Caroline Wyatt, religious affairs correspondent for the BBC, had this to say yesterday:

In the heart of Europe in 2015, the killing of cartoonists and journalists for allegedly insulting God still comes as a shock, despite the rising number of such attacks in recent years. In rational, post-Enlightenment Europe, religion has long since been relegated to a safe space, with Judaism and Christianity the safe targets of satire in secular western societies. Not so Islam.

It is a credit to Judaism and Christianity that both are safe targets of satire in Western societies. Islam is not a safe target. While the vast majority of Muslims are peaceful—and while some Christians are not—a relatively tiny but also terrifying minority of the world's 1.6 billion Muslims thinks the punishment for an offensive cartoon should be death. And an even smaller percentage of that percentage is willing to carry out those death sentences. And that's why the AP blurs them out and the NYT won't publish them and CNN won't show them and I was reluctant to remind readers that we had published some nine years ago. Fear.

Again: Christians can't be angry that they aren't shown the same deference that Muslims are—a deference born of fear—while at the same time demanding credit for not resorting to violence the same way Muslims extremists do. A cartoonist can mock Christianity and get away with it; a cartoonist can't mock Islam and get away with it.
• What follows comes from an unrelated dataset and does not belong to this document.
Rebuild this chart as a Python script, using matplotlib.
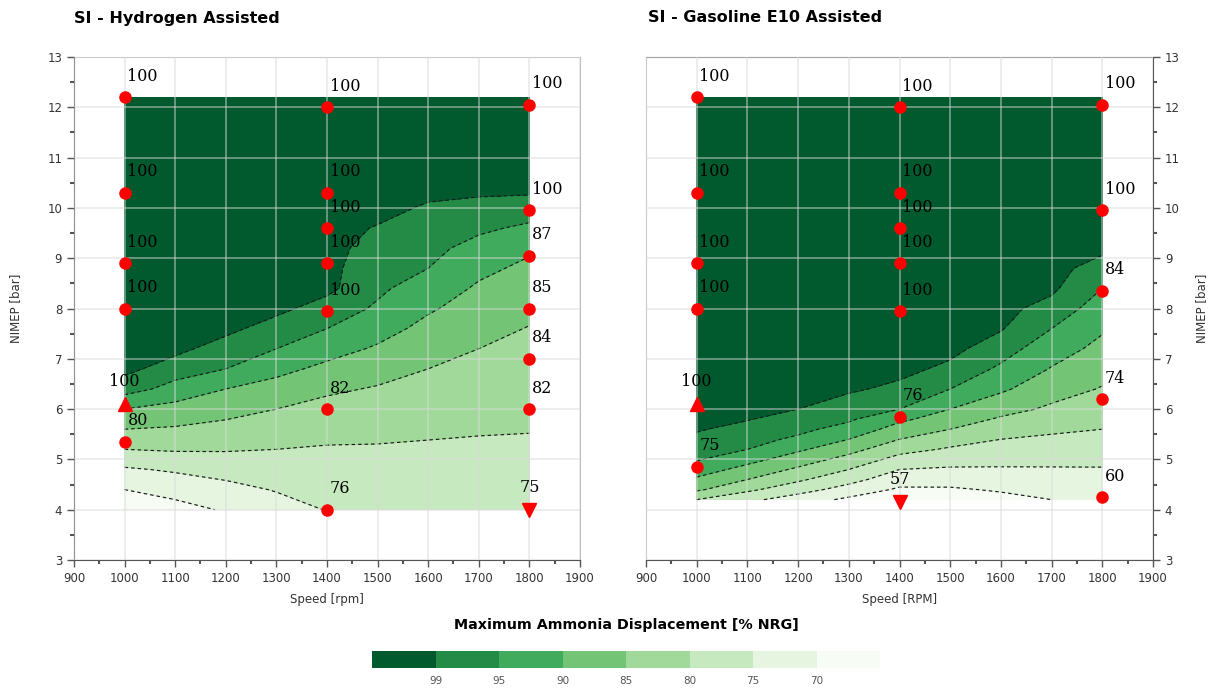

That is a credit to Christianity and Christians. (A credit to modern Christians, anyway.)

The AP couldn't bring itself to admit a humiliating truth—fear was the reason they blurred those images of Muhammad—and it has now established a stupid and dangerous precedent: In the future, the AP will "refrain from moving deliberately provocative images" and they will delete "deliberately provocative" images from their archives. And who determines what images (or stories?) are deliberatively provocative as opposed to unintentionally provocative or just plain old provocative or not provocative at all? Who gets to play the censor?

Anyone with a gun or grievance—which means anyone at all.